Et demain ? Quand la proportion de femmes atteindra les 10 ou 15% ? Sonia Souid pense que la dynamique est enclenchée : « Il y a 20 ans, c’était pire. Il n’y avait pas de femme agent de joueur. Dans 10 ans, on sera peut-être le double d’aujourd’hui… » Un optimisme que ne partage pas Bertrand Cauly, pour qui « les signaux ne sont pas forcément positifs. L’évolution, si elle existe, ne sera pas spectaculaire. » D’ailleurs, les quelques aspirantes comme Sharon Fonteau, étudiante à l’EAJF, ont conscience de la difficulté pour percer : « On m’a fait comprendre que tout sera plus dur que pour un homme. » Mais la jeune femme ne perd pas espoir, elle estime qu’être une femme, « c’est à double tranchant dans le sens positif du terme. On est moins nombreuses, donc on est différentes. »

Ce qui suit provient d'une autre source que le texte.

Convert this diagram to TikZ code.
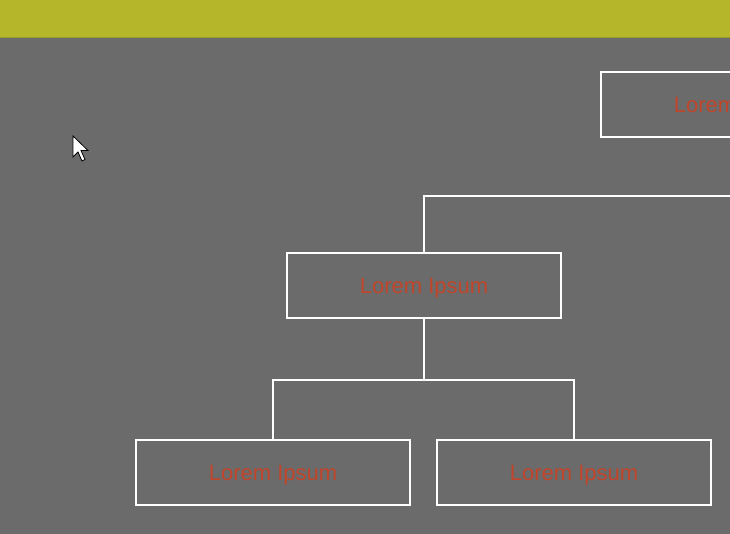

Pour Sidney Broutinovski, dont l’école battra son record l’an prochain avec cinq étudiantes, la situation actuelle « fait écho aux problèmes des femmes dans la société pour accéder à des postes à grande responsabilité. Ce n’est pas exclusif au football. » Pour lui, il faut suivre les meilleurs exemples comme « Angela Merkel en Allemagne, qui montre qu’une femme peut faire aussi bien, voire mieux que beaucoup d’hommes. » Pour le fondateur de l’EAJF le mot de la fin : « Les femmes ont leur place dans le foot, pas seulement dans le foot féminin. La parité, on en est encore loin, mais d’ici 4-5 ans on sera peut-être monté à 10-15% de femmes agents de joueurs, ce sera déjà pas mal. » Les paris sont lancés.